--- Given data ---

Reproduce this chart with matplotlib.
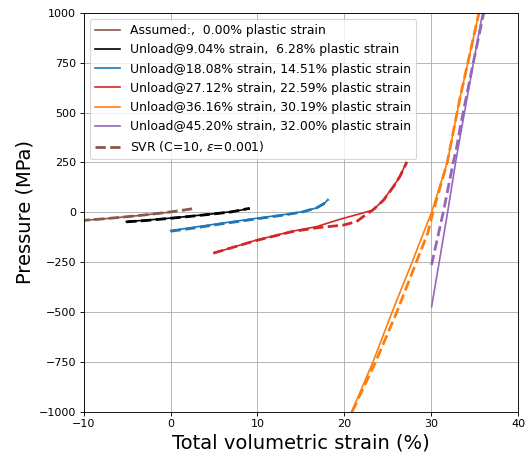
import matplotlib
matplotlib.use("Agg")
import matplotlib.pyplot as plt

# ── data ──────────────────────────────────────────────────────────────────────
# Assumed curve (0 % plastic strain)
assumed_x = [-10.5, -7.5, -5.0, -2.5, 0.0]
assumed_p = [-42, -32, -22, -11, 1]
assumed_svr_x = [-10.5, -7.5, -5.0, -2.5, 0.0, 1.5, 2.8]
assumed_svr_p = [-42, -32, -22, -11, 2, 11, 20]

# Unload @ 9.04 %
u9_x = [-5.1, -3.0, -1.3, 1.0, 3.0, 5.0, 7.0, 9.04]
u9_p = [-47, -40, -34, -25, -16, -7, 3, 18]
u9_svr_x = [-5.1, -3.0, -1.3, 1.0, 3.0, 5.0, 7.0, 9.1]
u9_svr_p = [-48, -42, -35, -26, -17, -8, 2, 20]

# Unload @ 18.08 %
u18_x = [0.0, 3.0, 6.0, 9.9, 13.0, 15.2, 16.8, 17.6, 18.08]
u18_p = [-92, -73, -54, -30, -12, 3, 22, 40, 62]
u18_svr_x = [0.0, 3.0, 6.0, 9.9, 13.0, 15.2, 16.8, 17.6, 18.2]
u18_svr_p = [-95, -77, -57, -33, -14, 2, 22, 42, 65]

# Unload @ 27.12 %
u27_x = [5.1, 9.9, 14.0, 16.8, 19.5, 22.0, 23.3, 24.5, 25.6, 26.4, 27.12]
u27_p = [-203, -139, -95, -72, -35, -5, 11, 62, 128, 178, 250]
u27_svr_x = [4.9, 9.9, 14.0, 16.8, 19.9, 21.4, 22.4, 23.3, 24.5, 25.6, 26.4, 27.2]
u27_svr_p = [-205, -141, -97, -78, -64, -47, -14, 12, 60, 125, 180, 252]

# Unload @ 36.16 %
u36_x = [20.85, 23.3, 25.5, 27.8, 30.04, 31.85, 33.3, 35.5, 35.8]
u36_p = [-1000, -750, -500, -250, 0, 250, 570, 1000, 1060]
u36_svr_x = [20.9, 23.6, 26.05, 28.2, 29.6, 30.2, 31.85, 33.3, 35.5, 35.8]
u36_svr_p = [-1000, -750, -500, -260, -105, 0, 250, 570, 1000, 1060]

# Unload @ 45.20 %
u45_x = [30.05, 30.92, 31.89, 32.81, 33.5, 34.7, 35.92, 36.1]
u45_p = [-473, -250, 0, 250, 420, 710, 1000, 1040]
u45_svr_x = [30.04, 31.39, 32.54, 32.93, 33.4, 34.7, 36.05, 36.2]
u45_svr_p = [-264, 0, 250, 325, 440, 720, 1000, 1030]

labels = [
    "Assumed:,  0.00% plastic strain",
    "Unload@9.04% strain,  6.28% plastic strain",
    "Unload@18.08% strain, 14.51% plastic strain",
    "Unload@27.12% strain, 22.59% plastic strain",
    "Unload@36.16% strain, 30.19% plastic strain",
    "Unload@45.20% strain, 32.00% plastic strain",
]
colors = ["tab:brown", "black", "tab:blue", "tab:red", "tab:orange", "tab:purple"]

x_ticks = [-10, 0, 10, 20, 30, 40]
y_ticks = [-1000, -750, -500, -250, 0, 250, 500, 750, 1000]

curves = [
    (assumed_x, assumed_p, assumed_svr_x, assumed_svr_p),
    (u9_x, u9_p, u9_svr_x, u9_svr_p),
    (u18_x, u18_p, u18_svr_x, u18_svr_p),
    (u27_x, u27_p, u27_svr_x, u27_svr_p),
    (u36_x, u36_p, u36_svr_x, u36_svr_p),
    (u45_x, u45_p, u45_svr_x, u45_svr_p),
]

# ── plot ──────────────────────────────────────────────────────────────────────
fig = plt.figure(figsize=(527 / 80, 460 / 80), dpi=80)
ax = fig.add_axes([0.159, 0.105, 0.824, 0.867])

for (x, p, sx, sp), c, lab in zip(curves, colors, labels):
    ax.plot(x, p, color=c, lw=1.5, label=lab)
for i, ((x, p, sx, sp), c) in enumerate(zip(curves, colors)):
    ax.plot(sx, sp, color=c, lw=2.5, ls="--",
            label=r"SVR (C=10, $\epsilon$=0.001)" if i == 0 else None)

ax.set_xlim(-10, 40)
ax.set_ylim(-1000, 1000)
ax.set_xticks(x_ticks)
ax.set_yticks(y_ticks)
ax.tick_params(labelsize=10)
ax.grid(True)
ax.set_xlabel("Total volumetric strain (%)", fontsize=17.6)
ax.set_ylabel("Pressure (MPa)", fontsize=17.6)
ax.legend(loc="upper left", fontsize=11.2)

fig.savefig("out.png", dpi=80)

---

Task details:
Output exactly the span of lines from the top of the listing through the line holding "assumed_svr_p = [-42, -32, -22, -11, 2, 11, 20]", and leave every picture out.

Task response:
Reproduce this chart with matplotlib.
import matplotlib
matplotlib.use("Agg")
import matplotlib.pyplot as plt

# ── data ──────────────────────────────────────────────────────────────────────
# Assumed curve (0 % plastic strain)
assumed_x = [-10.5, -7.5, -5.0, -2.5, 0.0]
assumed_p = [-42, -32, -22, -11, 1]
assumed_svr_x = [-10.5, -7.5, -5.0, -2.5, 0.0, 1.5, 2.8]
assumed_svr_p = [-42, -32, -22, -11, 2, 11, 20]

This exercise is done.